The previews were also the first instance where I noticed in hindsight some pretty blatant "bullshots", ie screenshots being doctored in post (not just tech being downgraded for release like Watch Dogs), with units, explosions, etc being composited on top.
There was also this CGI trailer I got on a PC Gamer CD-Rom which was just the coolest shit:
The track played (Stomp) didn't make it into the final game (was instead recycled for Renegade in 2002), though the motifs were reused in other tracks. This will always be the actual TibSun theme for me and the equivalent to Red Alert's Hell March.
The live action FMVs took a departure from the standard C&C formula of the cast addressing the player in first person and instead gave them actual protagonist actors implied to be the players. This was the only C&C in which they did this AFAIK, and they even dropped it for the Firestorm expansion's FMVs going back to the tried and true formula.

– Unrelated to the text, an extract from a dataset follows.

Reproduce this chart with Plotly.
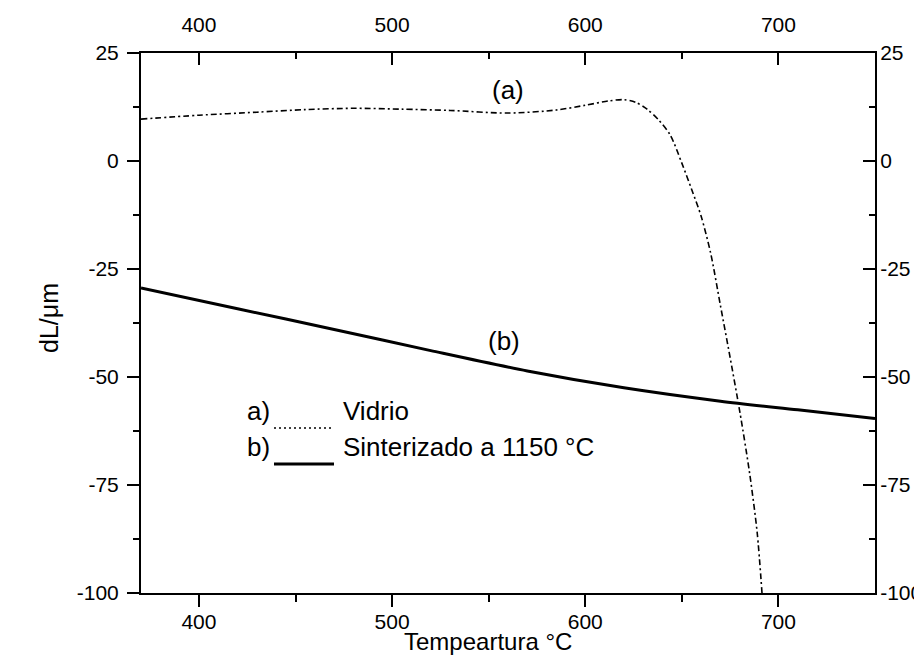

They went big with the casting for this game, getting Michael Biehn and James Earl Jones for GDI. While Nod got the main cast of Frank Zagarino and Monika Schnarre (alongside Joe Kucan as Kane, of course).
The final product ended with most reviews in the 8/10 range. While still a very enjoyable game, the troubled years long dev cycle since Red Alert in 1996 had left its mark, and in the interim Blizzard had released Starcraft and radically changed the expectations for the RTS market. While mechs and all were cool, the pivot in the setting from near future to all out sci fi (to the point where they lifted units/tech straight out of their Dune games) also seemed to be a bit divisive. I think C&C3 dialing it back a bit for something inbetween TibDawn and TibSun was ultimately a good decision.

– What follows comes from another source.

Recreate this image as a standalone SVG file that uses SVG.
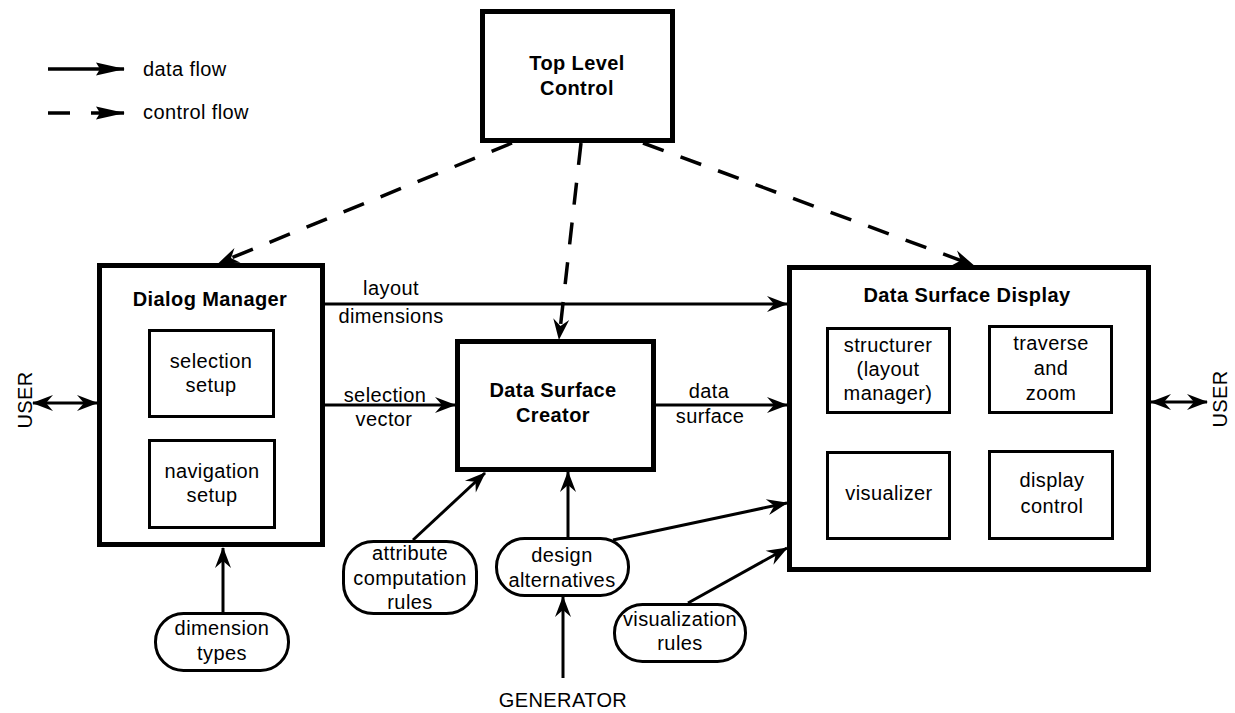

I think this might also have been the last RTS to have been fully developed by Westwood internally. Red Alert 2 was made by their Pacific subsidiary which got turned into EALA after the shutdown of the Las Vegas studio. There was also Emperor: Battle for Dune in 2001 but I'm pretty sure development of that was outsourced as well. The live action FMV and Frank Klepacki's music was most of what the actual Westwood did for those games AFAIK.
Tiberian Sun has been available for free since 2010. If you want to play TS today I think the better option is to use one of the modern engine enhancements to make it run better in a modern OS. The modding scene is quite active to this day, and unlike something like Doom source ports, since all of TS is free you can get a modern client with the full package included.
For vanilla TS the go-to seems to be Tiberian Sun Client. For mods actually changing the game content there's also no shortage of total conversions available at moddb.com. 2 of the most popular are Twisted Insurrection and Dawn of the Tiberium Age (these also run in their own dedicated clients so you don't have to bother with managing mods overriding the vanilla game. Very convenient.).